Re: Strike Boats...
From: Roger Books <books@m...>
Date: Tue, 15 Feb 2000 13:30:43 -0500 (EST)
Subject: Re: Strike Boats...
On 13-Feb-00 at 23:54, Sean Bayan Schoonmaker (schoon@aimnet.com) wrote:
> >...the tug + sublight strikeboat option will give you fewer
strikeboats
> >and weaker supporting warships than the non-tug warship + FTL
> >strikeboat option does. As you pointed out earlier, strikeboats need
> >numbers to be effective.
>
> Huh? My comment was about trying to make the smallest possible
package, not
> necessarily the most cost efficient.
>
> >Which would you prefer: 41 FTL strikeboats and 2 battleships with 40
> >hull boxes each, or 36 sublight strikeboats and 2 "battleships" with
36
> >hull boxes each? All strikeboats have the same hull, armour, thrust
> >rating and armament regardless of the option you choose; the
> >battleships have the same armour, thrust and armament but not the
same
> >hull.
>
> I'm afraid that I don't always design with the mini-maxing in mind. I
don't
> disagree that 10% is less than 20% when calculating FTL costs.
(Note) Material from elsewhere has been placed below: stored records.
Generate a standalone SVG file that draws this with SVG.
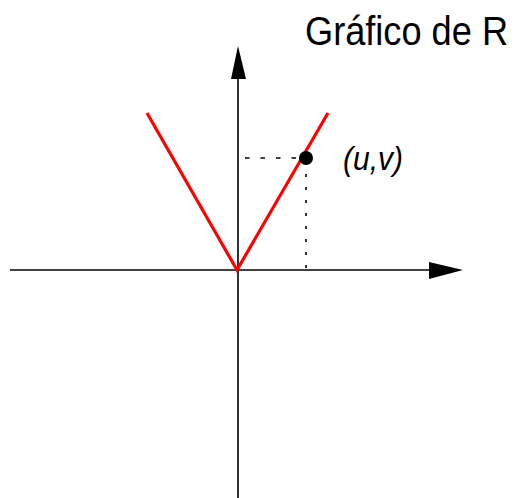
<svg xmlns="http://www.w3.org/2000/svg" width="516" height="498" viewBox="0 0 516 498">
<style>
.axis{stroke:#000;stroke-width:1.6;fill:none}
.dot{stroke:#000;stroke-width:1.6;fill:none}
.red{stroke:#ff0000;stroke-width:3.2;fill:none}
.t{font-family:"Liberation Sans",Arial,sans-serif;fill:#000}
</style>
<rect width="516" height="498" fill="#fff"/>
<g id="connectors">
<line class="axis" x1="10" y1="270" x2="432" y2="270"/>
<polygon points="429,262 463,270 429,279" fill="#000"/>
<line class="axis" x1="238" y1="498" x2="238" y2="76"/>
<polygon points="231,79 238,46 246,79" fill="#000"/>
<line class="dot" x1="245" y1="158" x2="300" y2="158" stroke-dasharray="4.5 11"/>
<line class="dot" x1="306" y1="174" x2="306" y2="270" stroke-dasharray="3 10"/>
<polyline class="red" points="147,113 237,270 328,113"/>
</g>
<g id="point">
<circle cx="306" cy="158" r="7" fill="#000"/>
</g>
<g id="label-uv">
<text class="t" x="343" y="170" font-size="34" font-style="italic" textLength="60" lengthAdjust="spacingAndGlyphs">(u,v)</text>
</g>
<g id="title">
<text class="t" x="305" y="45" font-size="40" textLength="203" lengthAdjust="spacingAndGlyphs">Gráfico de R</text>
</g>
</svg>
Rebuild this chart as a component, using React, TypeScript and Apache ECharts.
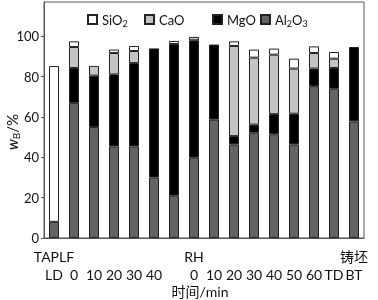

From a
> purely tactical designperspective, you are correct.
>
> However, a non-FTL capable SB can serve the purpose of both SDB and
attack
> if you throw a couple tenders into your fleet mix. One design fills
both
> purposes: the procurement officers love that one.
Campaign vision versus battle vision. I build monitors in our current
campaign game. Most of the time they sit in a single system as an
addition to the local defense sources. Occasionally, for an important
battle that I cannot afford to lose, I have one of my Tugs grab up
a monitor and bring it along. If we were playing "force the tugs on
the board" I would have the Tug FTL out on the first turn.